* Records shown *
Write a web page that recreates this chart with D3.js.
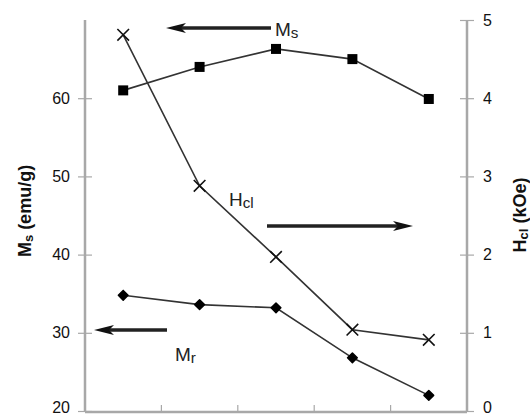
<!DOCTYPE html>
<html>
<head>
<meta charset="utf-8">
<script src="https://cdn.jsdelivr.net/npm/d3@7/dist/d3.min.js"></script>
<style>
  html, body { margin: 0; padding: 0; background: #fff; }
  svg { display: block; }
  text { font-family: "Liberation Sans", Arial, sans-serif; }
</style>
</head>
<body>
<svg id="chart" width="530" height="418"></svg>
<script>
// Sample sequence (x positions are unlabeled categories)
const samples = ["1", "2", "3", "4", "5"];
// Saturation magnetisation Ms (emu/g), left axis
const msValues = [61.0, 64.0, 66.3, 65.0, 59.9];
// Remanent magnetisation Mr (emu/g), left axis
const mrValues = [34.8, 33.6, 33.2, 26.8, 22.0];
// Coercivity Hcl (kOe), right axis
const hclValues = [4.81, 2.88, 1.97, 1.04, 0.91];
// Tick labels
const leftTicks = [20, 30, 40, 50, 60];
const rightTicks = [0, 1, 2, 3, 4, 5];

const svg = d3.select("#chart");
const plot = { left: 85, right: 467, top: 20, bottom: 412 };

const x = d3.scaleBand().domain(samples).range([plot.left, plot.right]);
const yL = d3.scaleLinear().domain([20, 70]).range([plot.bottom - 1, plot.top]);
const yR = d3.scaleLinear().domain([0, 5]).range([plot.bottom - 1, plot.top]);
const cx = d => x(d) + x.bandwidth() / 2;

const axisColor = "#a8a8a8";
const ink = "#111";

// Axis lines
const axes = svg.append("g").attr("stroke", axisColor).attr("stroke-width", 2.5).attr("fill", "none");
axes.append("line").attr("x1", plot.left).attr("x2", plot.left).attr("y1", plot.top).attr("y2", plot.bottom);
axes.append("line").attr("x1", plot.right).attr("x2", plot.right).attr("y1", plot.top).attr("y2", plot.bottom);
axes.append("line").attr("x1", plot.left).attr("x2", plot.right).attr("y1", plot.bottom).attr("y2", plot.bottom);

// Left axis ticks and labels
const gl = svg.append("g")
  .attr("transform", `translate(${plot.left},0)`)
  .call(d3.axisLeft(yL).tickValues(leftTicks).tickFormat(d3.format("d")).tickSizeInner(7).tickSizeOuter(0).tickPadding(8));
gl.select(".domain").remove();
gl.selectAll(".tick line").attr("stroke", axisColor).attr("x2", 7).attr("x1", -7).attr("stroke-width", 1.2);
gl.selectAll(".tick text").attr("font-size", 16).attr("fill", ink)
  .attr("font-family", "Liberation Sans, Arial, sans-serif").attr("x", -15)
  .attr("dy", d => d === 20 ? "0.12em" : "0.32em");

// Right axis ticks and labels
const gr = svg.append("g")
  .attr("transform", `translate(${plot.right},0)`)
  .call(d3.axisRight(yR).tickValues(rightTicks).tickFormat(d3.format("d")).tickSizeInner(7).tickSizeOuter(0).tickPadding(8));
gr.select(".domain").remove();
gr.selectAll(".tick line").attr("stroke", axisColor).attr("x1", -7).attr("x2", 7).attr("stroke-width", 1.2);
gr.selectAll(".tick text").attr("font-size", 16).attr("fill", ink)
  .attr("font-family", "Liberation Sans, Arial, sans-serif").attr("x", 16)
  .attr("dy", d => d === 0 ? "0.12em" : "0.32em");

// Bottom axis: category boundary ticks, no labels
const boundaries = samples.slice(1).map(d => x(d));
svg.append("g").selectAll("line").data(boundaries).join("line")
  .attr("x1", d => d).attr("x2", d => d)
  .attr("y1", plot.bottom - 7).attr("y2", plot.bottom)
  .attr("stroke", axisColor).attr("stroke-width", 1.2);

// Series lines
const lineL = vals => d3.line().x((d, i) => cx(samples[i])).y(d => yL(d))(vals);
const lineR = vals => d3.line().x((d, i) => cx(samples[i])).y(d => yR(d))(vals);

svg.append("path").attr("d", lineL(msValues)).attr("fill", "none").attr("stroke", "#333").attr("stroke-width", 1.6);
svg.append("path").attr("d", lineL(mrValues)).attr("fill", "none").attr("stroke", "#333").attr("stroke-width", 1.6);
svg.append("path").attr("d", lineR(hclValues)).attr("fill", "none").attr("stroke", "#333").attr("stroke-width", 1.6);

// Ms markers: squares
svg.append("g").selectAll("rect").data(msValues).join("rect")
  .attr("x", (d, i) => cx(samples[i]) - 5).attr("y", d => yL(d) - 5)
  .attr("width", 10).attr("height", 10).attr("fill", "#000");

// Mr markers: small rounded diamonds
svg.append("g").selectAll("path").data(mrValues).join("path")
  .attr("d", d3.symbol().type(d3.symbolDiamond2).size(60))
  .attr("transform", (d, i) => `translate(${cx(samples[i])},${yL(d)})`)
  .attr("fill", "#000").attr("stroke", "#000").attr("stroke-width", 1.5).attr("stroke-linejoin", "round");

// Hcl markers: crosses
svg.append("g").selectAll("path").data(hclValues).join("path")
  .attr("d", d3.symbol().type(d3.symbolX).size(90))
  .attr("transform", (d, i) => `translate(${cx(samples[i])},${yR(d)})`)
  .attr("fill", "none").attr("stroke", "#111").attr("stroke-width", 1.6);

// Annotation arrows
function arrow(x1, x2, y) {
  const dir = Math.sign(x2 - x1);
  const headLen = 20, headHalf = 5;
  svg.append("line").attr("x1", x1).attr("x2", x2 - dir * headLen * 0.7).attr("y1", y).attr("y2", y)
    .attr("stroke", "#222").attr("stroke-width", 3.5);
  svg.append("path")
    .attr("d", `M${x2},${y} L${x2 - dir * headLen},${y - headHalf} L${x2 - dir * headLen * 0.75},${y} L${x2 - dir * headLen},${y + headHalf} Z`)
    .attr("fill", "#111");
}
arrow(271, 166, 28);
arrow(267, 413, 226);
arrow(167, 94, 330);

// Annotation labels
function label(xp, yp, main, sub, size) {
  const t = svg.append("text").attr("x", xp).attr("y", yp).attr("font-size", size).attr("fill", "#222");
  t.append("tspan").text(main);
  t.append("tspan").attr("font-size", size * 0.8).attr("dy", 2).text(sub);
}
label(275, 36, "M", "s", 19);
label(229, 206, "H", "cl", 19);
label(175, 361, "M", "r", 19);

// Axis titles
const tl = svg.append("text").attr("transform", "translate(31,211) rotate(-90)")
  .attr("text-anchor", "middle").attr("font-size", 18).attr("font-weight", "bold").attr("fill", "#111");
tl.append("tspan").text("M");
tl.append("tspan").attr("font-size", 13).attr("dy", 2).text("s");
tl.append("tspan").attr("dy", -2).text(" (emu/g)");

const tr = svg.append("text").attr("transform", "translate(526,215) rotate(-90)")
  .attr("text-anchor", "middle").attr("font-size", 18).attr("font-weight", "bold").attr("fill", "#111");
tr.append("tspan").text("H");
tr.append("tspan").attr("font-size", 13).attr("dy", 2).text("cl");
tr.append("tspan").attr("dy", -2).text(" (kOe)");
</script>
</body>
</html>
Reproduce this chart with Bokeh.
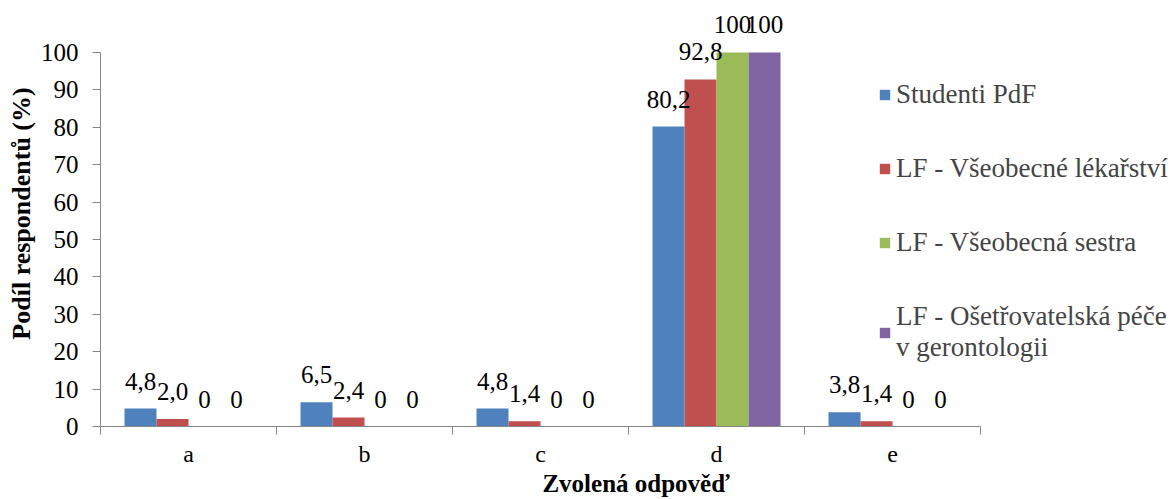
from bokeh.plotting import figure
from bokeh.models import ColumnDataSource, LabelSet, FixedTicker, Range1d, Legend, LegendItem
from bokeh.embed import file_html
from bokeh.resources import INLINE

categories = ["a", "b", "c", "d", "e"]
series_names = [
    "Studenti PdF",
    "LF - Všeobecné lékařství",
    "LF - Všeobecná sestra",
    "LF - Ošetřovatelská péče\nv gerontologii",
]
studenti_pdf = [4.8, 6.5, 4.8, 80.2, 3.8]
lf_vseobecne_lekarstvi = [2.0, 2.4, 1.4, 92.8, 1.4]
lf_vseobecna_sestra = [0, 0, 0, 100, 0]
lf_osetrovatelska_pece = [0, 0, 0, 100, 0]
y_ticks = list(range(0, 101, 10))

series = [studenti_pdf, lf_vseobecne_lekarstvi, lf_vseobecna_sestra, lf_osetrovatelska_pece]
colors = ["#4F81BD", "#C0504D", "#9BBB59", "#8064A2"]
offsets = [-0.2727, -0.0909, 0.0909, 0.2727]
bar_w = 0.1818
FONT = "Liberation Serif"


def fmt(v):
    if v == 0 or v == 100:
        return str(int(v))
    return f"{v:.1f}".replace(".", ",")


n = len(categories)
# frame extends past the last category (room for legend) and above 100 (room for labels)
p = figure(width=1171, height=499, x_range=Range1d(0, 6.085), y_range=Range1d(0, 113.9),
           output_backend="svg", toolbar_location=None,
           min_border_left=100, min_border_right=0, min_border_top=0, min_border_bottom=72)
p.outline_line_color = None
p.xgrid.grid_line_color = None
p.ygrid.grid_line_color = None
p.background_fill_color = "white"
p.border_fill_color = "white"

items = []
for i, vals in enumerate(series):
    xs = [k + 0.5 + offsets[i] for k in range(n)]
    src = ColumnDataSource(dict(x=xs, top=vals, lab=[fmt(v) for v in vals]))
    r = p.vbar(x="x", top="top", width=bar_w, source=src, fill_color=colors[i], line_color=None)
    items.append(LegendItem(label=series_names[i], renderers=[r]))
    ls = LabelSet(x="x", y="top", text="lab", source=src, text_align="center",
                  text_baseline="alphabetic", y_offset=19, text_font=FONT,
                  text_font_size="25px", text_color="black")
    p.add_layout(ls)

legend = Legend(items=items, location=(778, 63), padding=0, margin=0, spacing=43,
                glyph_width=13, glyph_height=13, label_standoff=5,
                label_text_font=FONT, label_text_font_size="27px",
                border_line_color=None, background_fill_alpha=0)
p.add_layout(legend, "center")

ax = p.xaxis[0]
ax.bounds = (0, n)
ax.ticker = FixedTicker(ticks=[k + 0.5 for k in range(n)], minor_ticks=list(range(n + 1)))
ax.major_label_overrides = {k + 0.5: c for k, c in enumerate(categories)}
ax.major_tick_out = 0
ax.major_tick_in = 0
ax.minor_tick_out = 8
ax.minor_tick_in = 0
ax.minor_tick_line_color = "#868686"
ax.axis_line_color = "#868686"
ax.major_label_text_font = FONT
ax.major_label_text_font_size = "24px"
ax.major_label_text_color = "black"
ax.major_label_standoff = 6
ax.axis_label = "Zvolená odpověď"
ax.axis_label_text_font = FONT
ax.axis_label_text_font_size = "25px"
ax.axis_label_text_font_style = "bold"
ax.axis_label_text_color = "black"
ax.axis_label_standoff = 0

ay = p.yaxis[0]
ay.bounds = (0, 100)
ay.ticker = FixedTicker(ticks=y_ticks)
ay.major_tick_out = 8
ay.major_tick_in = 0
ay.minor_tick_line_color = None
ay.major_tick_line_color = "#868686"
ay.axis_line_color = "#868686"
ay.major_label_text_font = FONT
ay.major_label_text_font_size = "25px"
ay.major_label_text_color = "black"
ay.major_label_standoff = 14
ay.axis_label = "Podíl respondentů (%)"
ay.axis_label_text_font = FONT
ay.axis_label_text_font_size = "26px"
ay.axis_label_text_font_style = "bold"
ay.axis_label_text_color = "black"
ay.axis_label_standoff = 2

open("out.html", "w").write(file_html(p, INLINE))
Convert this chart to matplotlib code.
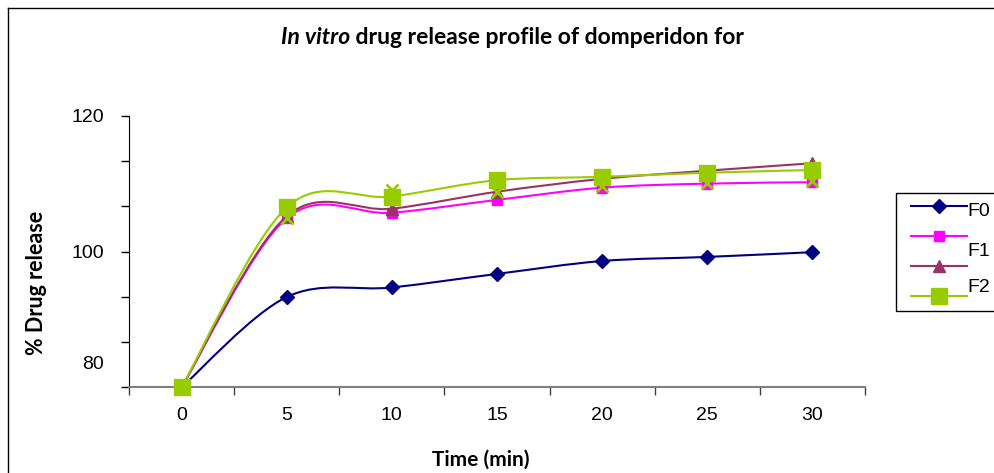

* Set problem *
Skip all pictures. Output only the lines from the one containing "Reproduce this chart with Bokeh." to the one containing "from bokeh.resources import INLINE", both lines included.

* Final result *
Reproduce this chart with Bokeh.
from bokeh.plotting import figure
from bokeh.models import ColumnDataSource, LabelSet, FixedTicker, Range1d, Legend, LegendItem
from bokeh.embed import file_html
from bokeh.resources import INLINE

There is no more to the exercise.